Lost access to volume 5592d754-21d7d8a7-0a7e-a0369f519998 (LUN 211) following connectivity issues. Recovery attempt in progress and outcome will be reported shortly.
Successfully restored access to volume 5592d754-21d7d8a7-0a7e-a0369f519998 (LUN 211) following connectivity issues.

When ESXi disconnects and reconnects storage consistently – there is a problem (obviously). Even in milliseconds this will impact performance of your workloads. I tried to follow the support steps in VMware KB 2136081, to no avail.

So to break down this issue logically, it can be one of three things:
1. The host (drivers, firmware, hardware etc)
2. The SAN – EMC VNX array
3. The switching fabric – we use Nexus switches with FCoE to the UCS fabric interconnects – storage and data share the same switching.

Hosts
I ruled out the UCS hosts by installing the newest storage drivers for ESXi 6.x. I also setup a new LUN and made sure no VMs were on it – meaning no I/O and still the driver is reporting the dreaded time out error message.
Storage
Next was the SAN, since its managed with EMC Support, I was able to log an SR with support for the storage processor log analysis. This came back with the following:

[RSCN : Registered State Change Notification:]
SPB Interface:1 RSCN count:4
SPB Interface:0 RSCN count:4

fffffd : well known address of the Management server on the switch:

B 07/07/19 14:56:46 364afc0 FCOEDMQL 0 (FE4) DVM RSCN Recd - Id: 0xfffffd, Device State: 0x3
B 07/07/19 14:56:46 36bbfc0 FCOEDMQL 1 (FE5) DVM RSCN Recd - Id: 0xfffffd, Device State: 0x3
B 07/07/19 14:58:47 36bbfc0 FCOEDMQL 1 (FE5) DVM RSCN Recd - Id: 0xfffffd, Device State: 0x3
B 07/07/19 14:58:47 364afc0 FCOEDMQL 0 (FE4) DVM RSCN Recd - Id: 0xfffffd, Device State: 0x3

For further information:
RSCN and aborts due to DEVICE_RESET for reason KILLING_RSCN_AFFECTED_DEVICE
When a RSCN (Registered State Change Notification) is received, the array makes a comparison of the nodes that are "logged in" as compared to the list sent from the name server (the switch).
The RSCN is a notification delivered from the switch to the array telling the array that something happened on the fabric.
The array responds to this by deleting any connection affected by the RSCN notification. The host would need to log in again.
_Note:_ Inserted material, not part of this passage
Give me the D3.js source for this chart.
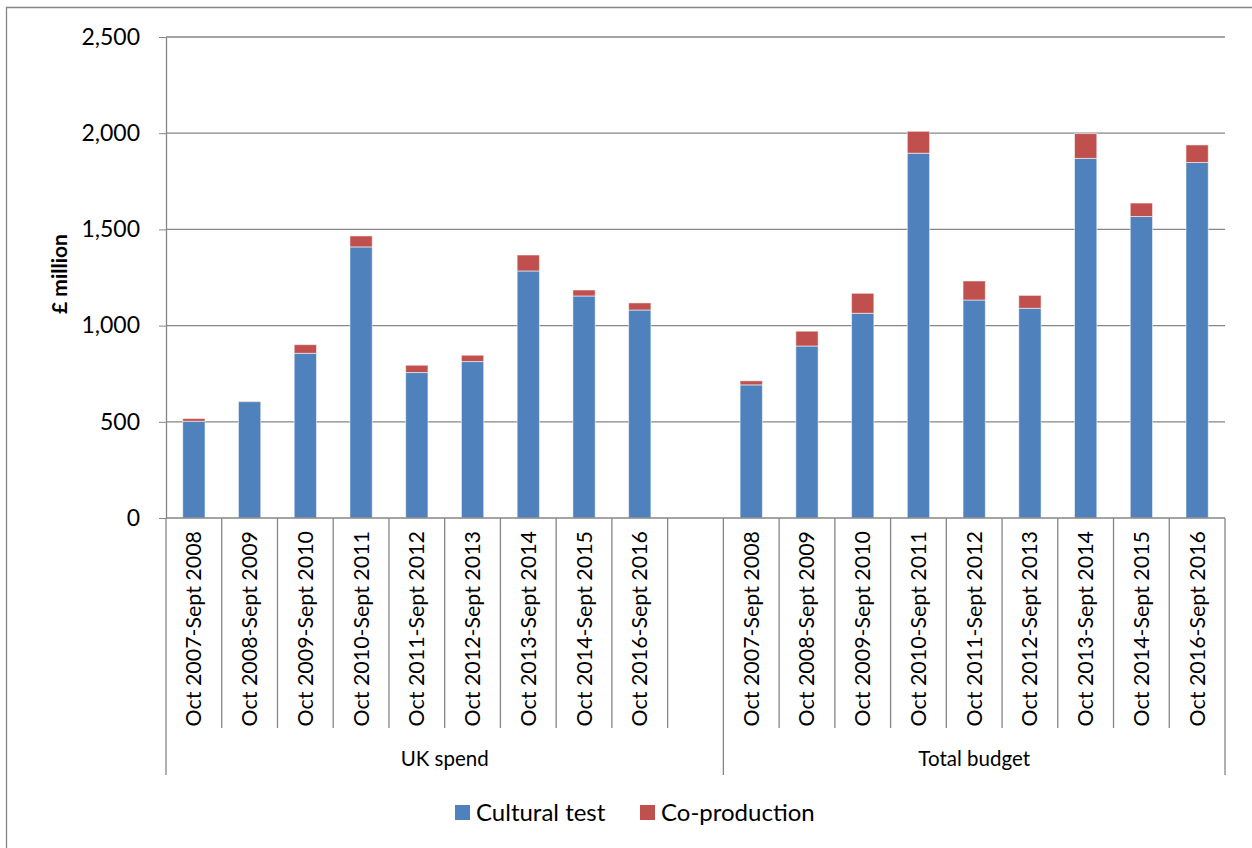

So from this I was able to deduce that the switching was sending ‘RSCN notification’ to both SAN SPB ports. This is causing the behavior in ESXi wherein access to LUNs is timing out and reconnecting and repeating. At this point we know there is something wrong with the switching fabric.

Switching Fabric
To find the issue on the fabric switching I went through standard troubleshooting techniques. Check physical layer first. Everything was connected and UP/UP.
Digging further through the logging on the Nexus switching I saw that from cold boot there were SFP+ transceivers reported as not supported. Even though the ports were UP and the unsupported command was entered in the switch config.
As above the RCSN logout errors where only happening on certain ports on the SAN side. I checking all four down links to the san from the nexus side – they all had third party SFPs. I decided to switch them all out for Cisco branded SR SFP+.

And with that the issue was resolved. Third party optics worked with this setup for years, I suspect 2/4 were faulty. Either way its a lesson for critical links it’s probably best to use the branded optics where possible.